Required work> Leave out all pictures and give back precisely the lines from the line with "Clone this chart in Plotly.js." to the line with "var xTicks = [0,2,4,6];", including those two lines.

Data excerpts>

▬▬▬

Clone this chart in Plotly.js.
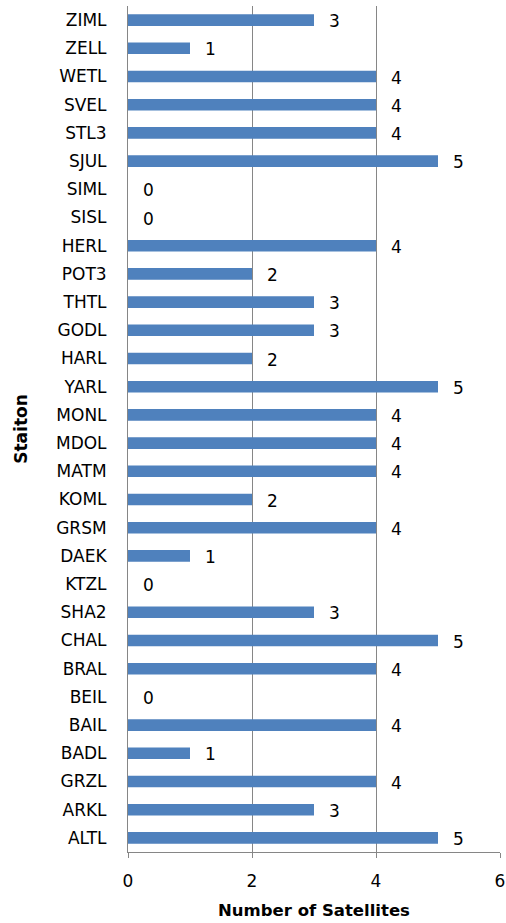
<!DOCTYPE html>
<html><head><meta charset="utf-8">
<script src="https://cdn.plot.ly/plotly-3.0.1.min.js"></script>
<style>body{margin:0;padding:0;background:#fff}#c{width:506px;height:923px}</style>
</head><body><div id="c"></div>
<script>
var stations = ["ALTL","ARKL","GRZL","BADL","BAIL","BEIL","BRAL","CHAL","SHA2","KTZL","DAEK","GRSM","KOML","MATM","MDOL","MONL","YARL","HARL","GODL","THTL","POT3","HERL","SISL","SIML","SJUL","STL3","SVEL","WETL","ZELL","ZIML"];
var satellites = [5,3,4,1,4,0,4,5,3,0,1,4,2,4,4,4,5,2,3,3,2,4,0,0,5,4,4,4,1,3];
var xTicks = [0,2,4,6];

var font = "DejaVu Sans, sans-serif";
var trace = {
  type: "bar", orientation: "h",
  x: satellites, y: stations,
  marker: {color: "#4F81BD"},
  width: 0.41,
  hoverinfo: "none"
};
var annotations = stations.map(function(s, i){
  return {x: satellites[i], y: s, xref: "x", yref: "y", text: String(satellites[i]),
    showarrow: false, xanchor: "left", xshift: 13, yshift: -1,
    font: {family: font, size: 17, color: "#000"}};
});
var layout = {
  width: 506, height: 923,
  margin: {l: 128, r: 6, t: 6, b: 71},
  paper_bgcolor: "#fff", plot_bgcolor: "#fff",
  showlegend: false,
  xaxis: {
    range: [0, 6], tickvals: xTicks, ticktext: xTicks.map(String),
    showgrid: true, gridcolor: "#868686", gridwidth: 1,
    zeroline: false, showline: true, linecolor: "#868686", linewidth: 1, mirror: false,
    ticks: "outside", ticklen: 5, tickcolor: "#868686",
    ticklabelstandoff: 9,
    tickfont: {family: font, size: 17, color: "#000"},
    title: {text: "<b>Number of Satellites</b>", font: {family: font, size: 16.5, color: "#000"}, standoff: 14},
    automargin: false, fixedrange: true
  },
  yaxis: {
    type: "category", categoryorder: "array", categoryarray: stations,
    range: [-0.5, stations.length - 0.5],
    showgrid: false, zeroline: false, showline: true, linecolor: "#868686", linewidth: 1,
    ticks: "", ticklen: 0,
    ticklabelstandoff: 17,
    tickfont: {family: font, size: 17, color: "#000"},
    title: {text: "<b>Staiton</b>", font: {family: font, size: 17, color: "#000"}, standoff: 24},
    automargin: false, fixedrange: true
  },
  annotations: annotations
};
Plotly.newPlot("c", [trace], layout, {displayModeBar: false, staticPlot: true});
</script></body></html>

▬▬▬

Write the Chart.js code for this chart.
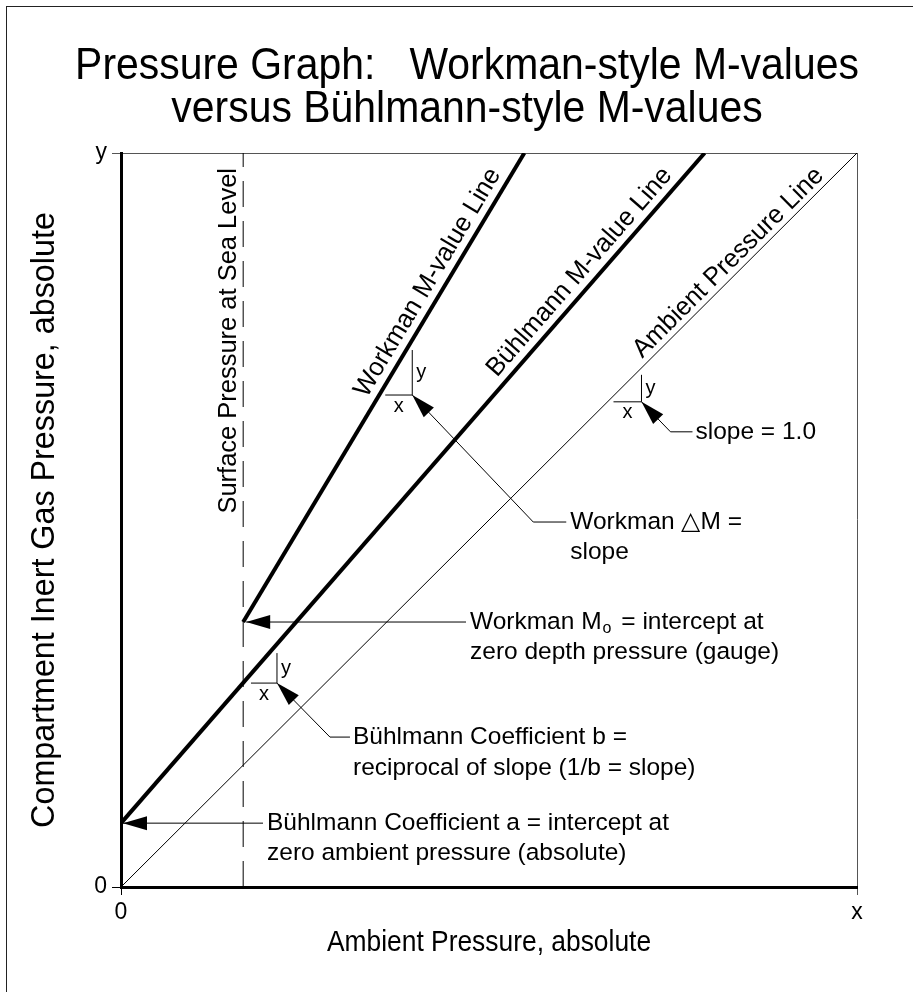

▬▬▬

Finished answer>
Clone this chart in Plotly.js.
<!DOCTYPE html>
<html><head><meta charset="utf-8">
<script src="https://cdn.plot.ly/plotly-3.0.1.min.js"></script>
<style>body{margin:0;padding:0;background:#fff}#c{width:506px;height:923px}</style>
</head><body><div id="c"></div>
<script>
var stations = ["ALTL","ARKL","GRZL","BADL","BAIL","BEIL","BRAL","CHAL","SHA2","KTZL","DAEK","GRSM","KOML","MATM","MDOL","MONL","YARL","HARL","GODL","THTL","POT3","HERL","SISL","SIML","SJUL","STL3","SVEL","WETL","ZELL","ZIML"];
var satellites = [5,3,4,1,4,0,4,5,3,0,1,4,2,4,4,4,5,2,3,3,2,4,0,0,5,4,4,4,1,3];
var xTicks = [0,2,4,6];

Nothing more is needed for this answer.